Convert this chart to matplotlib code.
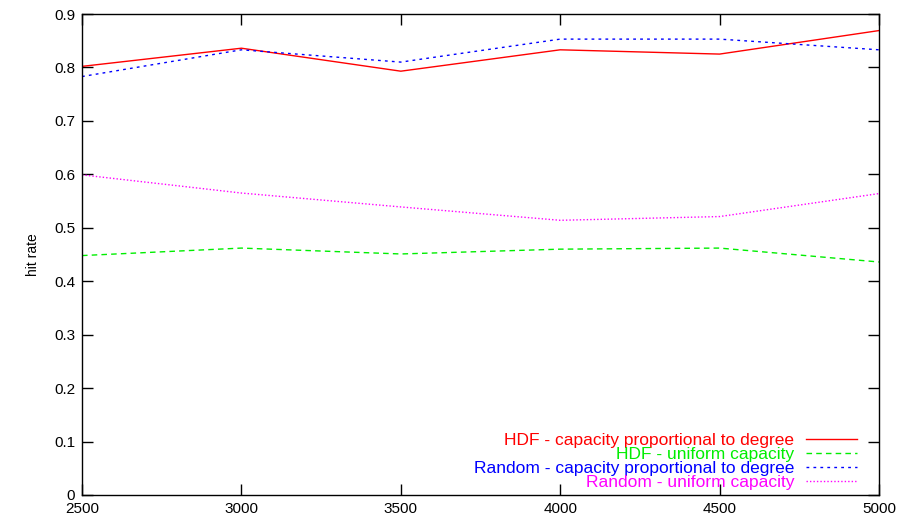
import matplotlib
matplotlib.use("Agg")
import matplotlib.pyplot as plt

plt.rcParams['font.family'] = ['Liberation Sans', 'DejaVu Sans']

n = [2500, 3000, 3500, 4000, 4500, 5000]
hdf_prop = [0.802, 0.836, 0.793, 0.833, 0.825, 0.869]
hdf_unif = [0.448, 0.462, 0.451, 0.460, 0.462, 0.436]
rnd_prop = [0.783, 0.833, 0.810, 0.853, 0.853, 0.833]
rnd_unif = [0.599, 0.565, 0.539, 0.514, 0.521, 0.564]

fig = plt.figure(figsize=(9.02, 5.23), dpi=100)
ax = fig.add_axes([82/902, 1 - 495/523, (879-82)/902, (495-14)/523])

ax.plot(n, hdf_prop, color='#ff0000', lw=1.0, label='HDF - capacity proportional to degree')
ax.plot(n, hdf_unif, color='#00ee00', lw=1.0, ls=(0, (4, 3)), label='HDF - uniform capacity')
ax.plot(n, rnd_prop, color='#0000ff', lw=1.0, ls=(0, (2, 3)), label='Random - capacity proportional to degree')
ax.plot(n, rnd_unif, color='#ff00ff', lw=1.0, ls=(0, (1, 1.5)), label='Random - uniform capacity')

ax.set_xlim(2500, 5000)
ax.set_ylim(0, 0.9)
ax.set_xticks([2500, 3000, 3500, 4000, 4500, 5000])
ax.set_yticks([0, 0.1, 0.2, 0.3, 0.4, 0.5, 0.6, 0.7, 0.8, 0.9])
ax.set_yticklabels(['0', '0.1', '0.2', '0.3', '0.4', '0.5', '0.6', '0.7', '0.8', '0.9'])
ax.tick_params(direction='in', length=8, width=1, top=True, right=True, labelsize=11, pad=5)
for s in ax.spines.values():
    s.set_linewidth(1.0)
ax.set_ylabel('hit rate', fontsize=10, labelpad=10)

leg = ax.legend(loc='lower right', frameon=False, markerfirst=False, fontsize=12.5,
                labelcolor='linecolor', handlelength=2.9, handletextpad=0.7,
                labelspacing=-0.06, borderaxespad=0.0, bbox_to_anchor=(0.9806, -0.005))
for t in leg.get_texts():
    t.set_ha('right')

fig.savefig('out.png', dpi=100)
§
# Task prompt:
Repeat the material above in full and exactly, omitting the pictures.

# Reply to the task:
Convert this chart to matplotlib code.
import matplotlib
matplotlib.use("Agg")
import matplotlib.pyplot as plt

plt.rcParams['font.family'] = ['Liberation Sans', 'DejaVu Sans']

n = [2500, 3000, 3500, 4000, 4500, 5000]
hdf_prop = [0.802, 0.836, 0.793, 0.833, 0.825, 0.869]
hdf_unif = [0.448, 0.462, 0.451, 0.460, 0.462, 0.436]
rnd_prop = [0.783, 0.833, 0.810, 0.853, 0.853, 0.833]
rnd_unif = [0.599, 0.565, 0.539, 0.514, 0.521, 0.564]

fig = plt.figure(figsize=(9.02, 5.23), dpi=100)
ax = fig.add_axes([82/902, 1 - 495/523, (879-82)/902, (495-14)/523])

ax.plot(n, hdf_prop, color='#ff0000', lw=1.0, label='HDF - capacity proportional to degree')
ax.plot(n, hdf_unif, color='#00ee00', lw=1.0, ls=(0, (4, 3)), label='HDF - uniform capacity')
ax.plot(n, rnd_prop, color='#0000ff', lw=1.0, ls=(0, (2, 3)), label='Random - capacity proportional to degree')
ax.plot(n, rnd_unif, color='#ff00ff', lw=1.0, ls=(0, (1, 1.5)), label='Random - uniform capacity')

ax.set_xlim(2500, 5000)
ax.set_ylim(0, 0.9)
ax.set_xticks([2500, 3000, 3500, 4000, 4500, 5000])
ax.set_yticks([0, 0.1, 0.2, 0.3, 0.4, 0.5, 0.6, 0.7, 0.8, 0.9])
ax.set_yticklabels(['0', '0.1', '0.2', '0.3', '0.4', '0.5', '0.6', '0.7', '0.8', '0.9'])
ax.tick_params(direction='in', length=8, width=1, top=True, right=True, labelsize=11, pad=5)
for s in ax.spines.values():
    s.set_linewidth(1.0)
ax.set_ylabel('hit rate', fontsize=10, labelpad=10)

leg = ax.legend(loc='lower right', frameon=False, markerfirst=False, fontsize=12.5,
                labelcolor='linecolor', handlelength=2.9, handletextpad=0.7,
                labelspacing=-0.06, borderaxespad=0.0, bbox_to_anchor=(0.9806, -0.005))
for t in leg.get_texts():
    t.set_ha('right')

fig.savefig('out.png', dpi=100)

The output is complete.